→ SET TASK
Exactly retype the lines of the material from its first line to the line with "const yTicks = [-2000, -1000, 0, 1000, 2000, 3000];", including both.

===============

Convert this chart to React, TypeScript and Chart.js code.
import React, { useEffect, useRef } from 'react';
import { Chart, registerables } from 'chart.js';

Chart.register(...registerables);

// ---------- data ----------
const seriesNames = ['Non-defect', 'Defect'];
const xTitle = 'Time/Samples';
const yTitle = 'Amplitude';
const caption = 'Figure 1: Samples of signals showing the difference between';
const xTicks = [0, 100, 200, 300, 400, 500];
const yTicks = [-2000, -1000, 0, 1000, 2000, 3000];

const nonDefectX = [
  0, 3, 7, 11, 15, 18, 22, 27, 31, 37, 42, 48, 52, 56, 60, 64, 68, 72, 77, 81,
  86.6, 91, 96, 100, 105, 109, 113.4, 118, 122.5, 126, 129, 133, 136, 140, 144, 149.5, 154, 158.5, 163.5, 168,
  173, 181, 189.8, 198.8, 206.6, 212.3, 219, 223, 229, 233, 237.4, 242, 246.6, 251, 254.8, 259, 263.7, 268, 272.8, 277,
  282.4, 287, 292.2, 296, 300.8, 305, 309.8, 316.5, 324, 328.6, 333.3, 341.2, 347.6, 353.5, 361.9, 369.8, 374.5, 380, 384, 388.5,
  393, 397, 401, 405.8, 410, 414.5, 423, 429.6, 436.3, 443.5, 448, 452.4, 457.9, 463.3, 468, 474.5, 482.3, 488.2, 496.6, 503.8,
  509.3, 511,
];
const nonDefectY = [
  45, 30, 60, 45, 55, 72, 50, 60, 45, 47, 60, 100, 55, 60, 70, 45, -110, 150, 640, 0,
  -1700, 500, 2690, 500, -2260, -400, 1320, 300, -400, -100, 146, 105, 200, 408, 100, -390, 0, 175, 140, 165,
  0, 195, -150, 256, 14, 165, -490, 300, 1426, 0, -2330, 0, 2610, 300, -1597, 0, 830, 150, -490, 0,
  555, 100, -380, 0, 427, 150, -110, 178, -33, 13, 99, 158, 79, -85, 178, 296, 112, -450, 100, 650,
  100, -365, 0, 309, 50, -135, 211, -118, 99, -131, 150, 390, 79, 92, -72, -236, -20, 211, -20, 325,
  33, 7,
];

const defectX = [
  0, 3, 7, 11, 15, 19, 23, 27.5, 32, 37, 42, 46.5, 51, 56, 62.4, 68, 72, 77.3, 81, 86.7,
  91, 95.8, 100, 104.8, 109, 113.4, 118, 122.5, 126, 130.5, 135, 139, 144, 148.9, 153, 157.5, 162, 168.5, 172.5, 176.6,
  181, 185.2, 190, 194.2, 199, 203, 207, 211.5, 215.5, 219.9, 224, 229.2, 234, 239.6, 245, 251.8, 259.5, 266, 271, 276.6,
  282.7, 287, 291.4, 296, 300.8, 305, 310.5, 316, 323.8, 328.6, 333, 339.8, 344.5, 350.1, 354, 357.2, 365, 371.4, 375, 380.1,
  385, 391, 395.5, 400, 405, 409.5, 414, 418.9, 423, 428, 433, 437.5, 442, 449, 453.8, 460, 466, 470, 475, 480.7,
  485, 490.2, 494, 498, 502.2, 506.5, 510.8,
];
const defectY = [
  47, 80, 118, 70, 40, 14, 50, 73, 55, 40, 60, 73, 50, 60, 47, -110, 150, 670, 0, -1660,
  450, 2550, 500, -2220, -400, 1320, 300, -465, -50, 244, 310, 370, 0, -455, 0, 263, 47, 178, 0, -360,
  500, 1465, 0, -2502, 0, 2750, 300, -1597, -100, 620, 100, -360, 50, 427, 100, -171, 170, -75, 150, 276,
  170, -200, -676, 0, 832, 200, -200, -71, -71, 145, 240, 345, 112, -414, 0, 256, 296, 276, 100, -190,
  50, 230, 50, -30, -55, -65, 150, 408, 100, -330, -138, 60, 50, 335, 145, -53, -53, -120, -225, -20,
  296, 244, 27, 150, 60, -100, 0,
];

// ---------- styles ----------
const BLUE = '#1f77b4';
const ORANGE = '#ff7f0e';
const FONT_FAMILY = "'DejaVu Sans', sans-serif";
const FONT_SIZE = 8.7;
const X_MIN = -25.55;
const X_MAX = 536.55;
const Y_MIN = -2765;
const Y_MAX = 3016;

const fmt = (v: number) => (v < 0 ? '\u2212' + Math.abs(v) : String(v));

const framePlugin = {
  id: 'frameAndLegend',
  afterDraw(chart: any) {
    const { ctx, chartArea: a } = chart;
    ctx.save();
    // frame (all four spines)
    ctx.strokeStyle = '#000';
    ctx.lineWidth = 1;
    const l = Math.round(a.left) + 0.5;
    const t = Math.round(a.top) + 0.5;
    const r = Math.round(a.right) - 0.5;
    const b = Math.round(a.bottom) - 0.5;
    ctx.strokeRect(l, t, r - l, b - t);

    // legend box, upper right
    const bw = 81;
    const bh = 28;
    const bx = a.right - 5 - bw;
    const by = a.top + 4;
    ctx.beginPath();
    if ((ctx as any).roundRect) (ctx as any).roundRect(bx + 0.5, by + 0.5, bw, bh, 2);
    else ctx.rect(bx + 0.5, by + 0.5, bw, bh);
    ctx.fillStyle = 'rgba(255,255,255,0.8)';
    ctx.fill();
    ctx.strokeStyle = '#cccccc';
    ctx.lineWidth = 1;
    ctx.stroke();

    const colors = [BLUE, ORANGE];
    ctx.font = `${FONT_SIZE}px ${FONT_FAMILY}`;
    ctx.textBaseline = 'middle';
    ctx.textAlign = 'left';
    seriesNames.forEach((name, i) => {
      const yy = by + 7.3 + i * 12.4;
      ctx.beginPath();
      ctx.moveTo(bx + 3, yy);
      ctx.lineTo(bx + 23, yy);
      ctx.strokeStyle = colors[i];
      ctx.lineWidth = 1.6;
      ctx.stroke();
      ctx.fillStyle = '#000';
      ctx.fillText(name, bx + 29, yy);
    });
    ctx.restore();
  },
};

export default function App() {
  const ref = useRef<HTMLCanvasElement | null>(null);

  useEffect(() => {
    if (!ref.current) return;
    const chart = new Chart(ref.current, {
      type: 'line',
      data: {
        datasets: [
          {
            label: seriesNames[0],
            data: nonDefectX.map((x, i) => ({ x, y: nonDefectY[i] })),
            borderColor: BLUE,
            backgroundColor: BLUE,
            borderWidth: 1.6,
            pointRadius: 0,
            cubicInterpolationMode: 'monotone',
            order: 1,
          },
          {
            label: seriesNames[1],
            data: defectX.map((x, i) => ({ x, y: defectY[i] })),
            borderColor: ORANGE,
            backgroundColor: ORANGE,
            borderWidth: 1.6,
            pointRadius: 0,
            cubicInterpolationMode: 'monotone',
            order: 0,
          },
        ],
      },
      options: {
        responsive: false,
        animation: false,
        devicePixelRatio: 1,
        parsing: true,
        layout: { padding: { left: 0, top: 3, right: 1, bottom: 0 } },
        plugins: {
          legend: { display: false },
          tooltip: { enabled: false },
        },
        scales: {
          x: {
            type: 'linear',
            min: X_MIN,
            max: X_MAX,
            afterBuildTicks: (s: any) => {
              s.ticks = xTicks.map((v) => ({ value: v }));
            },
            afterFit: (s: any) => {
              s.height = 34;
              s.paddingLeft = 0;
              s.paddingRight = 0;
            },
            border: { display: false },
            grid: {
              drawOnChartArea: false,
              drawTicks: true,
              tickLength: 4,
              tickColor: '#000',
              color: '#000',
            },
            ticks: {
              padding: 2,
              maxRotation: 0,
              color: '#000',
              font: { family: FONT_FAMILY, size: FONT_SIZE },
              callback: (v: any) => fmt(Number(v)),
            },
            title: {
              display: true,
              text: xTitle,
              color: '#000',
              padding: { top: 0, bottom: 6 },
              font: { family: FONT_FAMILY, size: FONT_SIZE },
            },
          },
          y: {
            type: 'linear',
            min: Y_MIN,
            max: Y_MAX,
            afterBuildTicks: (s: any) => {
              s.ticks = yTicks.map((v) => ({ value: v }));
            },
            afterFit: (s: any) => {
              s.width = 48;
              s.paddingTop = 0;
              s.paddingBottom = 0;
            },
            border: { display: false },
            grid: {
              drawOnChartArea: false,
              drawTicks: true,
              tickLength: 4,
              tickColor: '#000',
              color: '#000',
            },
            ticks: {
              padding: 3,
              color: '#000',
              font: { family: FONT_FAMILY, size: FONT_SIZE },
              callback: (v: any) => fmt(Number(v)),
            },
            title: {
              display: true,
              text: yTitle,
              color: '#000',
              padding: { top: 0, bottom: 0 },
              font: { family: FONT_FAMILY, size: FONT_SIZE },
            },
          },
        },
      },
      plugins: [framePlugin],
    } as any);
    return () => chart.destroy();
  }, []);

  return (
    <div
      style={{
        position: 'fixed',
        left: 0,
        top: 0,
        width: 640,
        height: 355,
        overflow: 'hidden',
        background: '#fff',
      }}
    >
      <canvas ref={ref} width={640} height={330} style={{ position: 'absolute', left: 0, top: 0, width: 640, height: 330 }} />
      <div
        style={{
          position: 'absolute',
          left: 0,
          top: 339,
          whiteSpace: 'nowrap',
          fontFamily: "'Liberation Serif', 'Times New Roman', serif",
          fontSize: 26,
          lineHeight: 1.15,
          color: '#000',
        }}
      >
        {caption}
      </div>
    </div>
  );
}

===============

→ SOLUTION TO THE EXERCISE
Convert this chart to React, TypeScript and Chart.js code.
import React, { useEffect, useRef } from 'react';
import { Chart, registerables } from 'chart.js';

Chart.register(...registerables);

// ---------- data ----------
const seriesNames = ['Non-defect', 'Defect'];
const xTitle = 'Time/Samples';
const yTitle = 'Amplitude';
const caption = 'Figure 1: Samples of signals showing the difference between';
const xTicks = [0, 100, 200, 300, 400, 500];
const yTicks = [-2000, -1000, 0, 1000, 2000, 3000];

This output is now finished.